Watercolor and Pastel Artists at CHAW
Some of Ellen Cornett’s work in pastels and charcoal is now showing at the Brentwood Arts Exchange, 3901 Rhode Island Avenue, in Brentwood, Maryland.
Using a number of Grimms’ fairy tales as subjects, Ellen created some stunning (and sometimes startling!) depictions of the stories. The piece de resistance is this 10-foot charcoal she titled “The Bloody Battle,” representing one of the classic tales from the Grimm brothers, “The Wren and the Bear.”The show’s curator challenged Ellen to create this piece right in the exhibition space. She reports that she was initially terrified and anxious–she had never done a work that large, and failure would be very public.
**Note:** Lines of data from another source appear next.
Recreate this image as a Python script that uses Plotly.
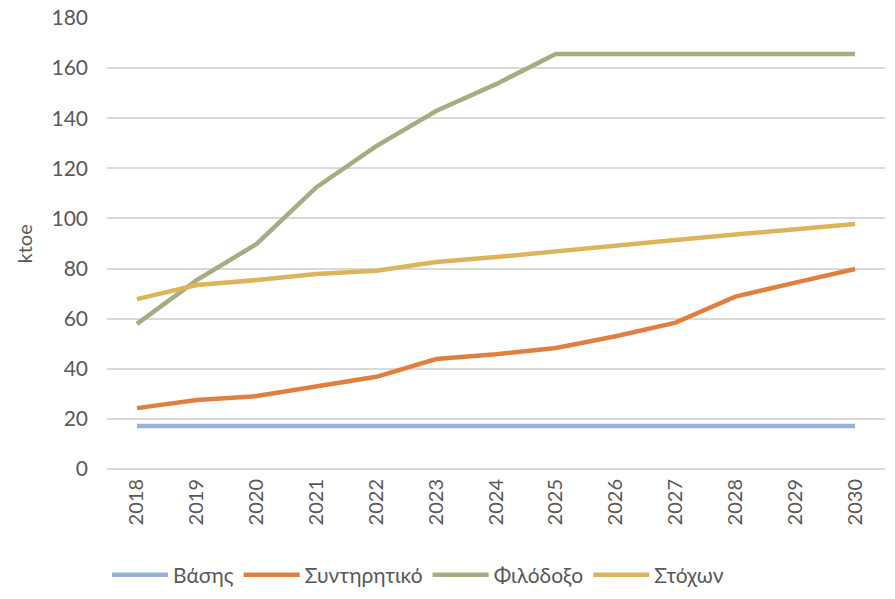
import plotly.graph_objects as go

years = [str(y) for y in range(2018, 2031)]
vaseis = [17.2] * 13
syntiritiko = [24.3, 27.5, 29.1, 33.0, 36.8, 43.9, 45.8, 48.3, 53.0, 58.4, 68.8, 74.4, 79.8]
filodoxo = [57.9, 75.4, 89.8, 112.5, 128.9, 142.9, 153.6, 165.6, 165.6, 165.6, 165.6, 165.6, 165.6]
stoxon = [67.8, 73.4, 75.4, 77.8, 79.1, 82.6, 84.6, 87.0, 89.4, 91.4, 93.6, 95.8, 97.8]

names = ["Βάσης", "Συντηρητικό", "Φιλόδοξο", "Στόχων"]
colors = ["#95B3D7", "#E0803F", "#A6AD80", "#DCB45A"]
series = [vaseis, syntiritiko, filodoxo, stoxon]

fig = go.Figure()
for n, c, s in zip(names, colors, series):
    fig.add_trace(go.Scatter(x=years, y=s, name=n, mode="lines",
                             line=dict(color=c, width=4.5)))

fig.update_layout(
    width=895, height=599,
    margin=dict(l=107, r=10, t=18, b=130, autoexpand=False),
    paper_bgcolor="white", plot_bgcolor="white",
    font=dict(family="Lato, DejaVu Sans", color="#595959", size=17),
    showlegend=True,
    legend=dict(orientation="h", x=0.0, xanchor="left", y=-0.235, yanchor="middle",
                font=dict(family="Lato, DejaVu Sans", size=21, color="#595959"),
                itemwidth=56, tracegroupgap=0),
    annotations=[dict(text="ktoe", xref="paper", yref="paper", x=-0.1067, y=0.5,
                      xanchor="center", yanchor="middle", textangle=-90, showarrow=False,
                      font=dict(size=20, color="#595959"))],
)
fig.update_xaxes(type="category", range=[-0.5, 12.5], tickangle=-90, automargin=False,
                 showgrid=False, showline=False, ticks="", ticklabelstandoff=5,
                 ticklabeloverflow="allow",
                 tickfont=dict(size=20, color="#595959"))
fig.update_yaxes(range=[0, 180], dtick=20, showgrid=True, gridcolor="#D9D9D9", automargin=False,
                 gridwidth=1.5, zeroline=True, zerolinecolor="#D9D9D9", zerolinewidth=1.5,
                 ticklabelstandoff=18, ticklabeloverflow="allow",
                 tickfont=dict(size=21, color="#595959"))

fig.write_html("out.html", config={"displayModeBar": False},
               post_script="document.body.style.margin='0px';")
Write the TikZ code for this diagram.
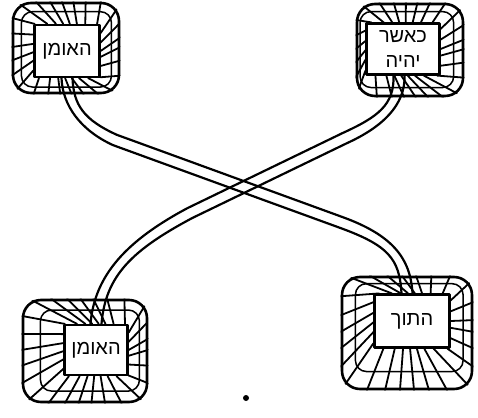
\documentclass[tikz,border=0pt]{standalone}
\usepackage{fontspec}
\newfontfamily\hebfont[Script=Hebrew]{Liberation Sans}
\TeXXeTstate=1
\usetikzlibrary{calc}

% one plaque: name, outer centre, outer w/h, panel centre, panel w/h, text
\newcommand{\plaque}[8]{%
  \node[ring, minimum width=#3pt, minimum height=#4pt] (#1) at (#2) {};
  \node[panel, minimum width=#6pt, minimum height=#7pt] (#1in) at (#5) {#8};
  \draw[midring] ($(#1.south west)!0.45!(#1in.south west)$)
    rectangle ($(#1.north east)!0.45!(#1in.north east)$);
  \begin{scope}
    \clip[rounded corners=18pt] (#1.south west) rectangle (#1.north east);
    \foreach \a [evaluate=\a as \b using int(\a+11)] in {0,14,...,350}
      \draw[strand] (#1in.\a) -- (#1.\b);
  \end{scope}
}

\begin{document}
\begin{tikzpicture}[
  x=1pt,
  y=-1pt,
  line cap=round,
  line join=round,
  ring/.style={draw, line width=2.6pt, rounded corners=18pt, inner sep=0pt},
  midring/.style={line width=1.5pt, rounded corners=11pt},
  panel/.style={draw, line width=2.2pt, inner sep=0pt, align=center,
    font=\hebfont\fontsize{20}{25}\selectfont},
  strand/.style={line width=1.8pt},
  edge/.style={line width=2.2pt}
]
\useasboundingbox (0,0) rectangle (478,417);

% the four framed plaques
\plaque{tl}{66,48}{106}{90}{67,51}{65}{52}{\beginR האומן\endR}
\plaque{tr}{410,50}{106}{92}{403,49}{73}{51}{\beginR כאשר\endR\\\beginR יהיה\endR}
\plaque{bl}{85,351}{124}{102}{96,350}{63}{50}{\beginR האומן\endR}
\plaque{br}{407,333}{130}{112}{412,321}{75}{53}{\beginR התוך\endR}

% ribbon from the upper left plaque down to the lower right one
\draw[edge] ([xshift=5.5pt]tlin.south) .. controls (73.5,105) and (83.87,119.83) .. (116.87,134.83)
  -- (341.87,216.83) .. controls (391.87,234.83) and (410.49,257.7) .. ([xshift=0.5pt]brin.north);
\draw[edge] ([xshift=-5.5pt]tlin.south) .. controls (62.5,105) and (80.13,130.17) .. (113.13,145.17)
  -- (338.13,227.17) .. controls (388.13,245.17) and (399.51,258.3) .. ([xshift=-10.5pt]brin.north);

% ribbon from the upper right plaque down to the lower left one
\draw[edge] ([xshift=-9.5pt]trin.south) .. controls (394.5,105) and (377.6,117.05) .. (342.6,133.05)
  -- (187.6,208.05) .. controls (127.6,240.05) and (94.52,274.56) .. ([xshift=-5.5pt]blin.north);
\draw[edge] ([xshift=1.5pt]trin.south) .. controls (405.5,105) and (382.4,126.95) .. (347.4,142.95)
  -- (192.4,217.95) .. controls (132.4,249.95) and (105.48,275.44) .. ([xshift=5.5pt]blin.north);

% ink spot
\fill (246,398) circle (3pt);
\end{tikzpicture}
\end{document}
Plus, she had the pressure of finishing it before the show opened three weeks hence. But as soon as she started working on it, she felt exhilarated, and she finished five days before the opening. Along the way she posted “in progress” photos on Facebook and had a lot of fun asking friends to guess what animal’s head would go on certain bodies.
Like many of the Grimms’ tales, this story is horrible. In short, the mother kills her stepson, blames her daughter for the death, and enlists the daughter’s help in chopping up the boy and cooking him in a stew. The father eats the stew, and the boy’s spirit is turned into a bird after her sister lovingly buries his bones. At the show’s opening I met the man whom Ellen used as a model for the dad in the center of the triptych. He told me that Ellen fed him a bowl of great Thai soup from Costco while she photographed him, and only later did he find out about the story’s narrative.
Later I looked into the story and found it among a collection of 19 of the “darkest stories from the Grimm collection of German fairy tales, containing elements that have frequently been removed in other versions.” Yeah. That’s our Ellen. But still, look how cute that rooster is! And the hedgehog!
On October 10 at 2 pm, Ellen will be delivering an artist talk at Brentwood describing her process and detailing how she created a pastel illustration for another deceptively sweet story, “The Hare’s Bride.”
The show is at the Brentwood Art Exchange through October 24.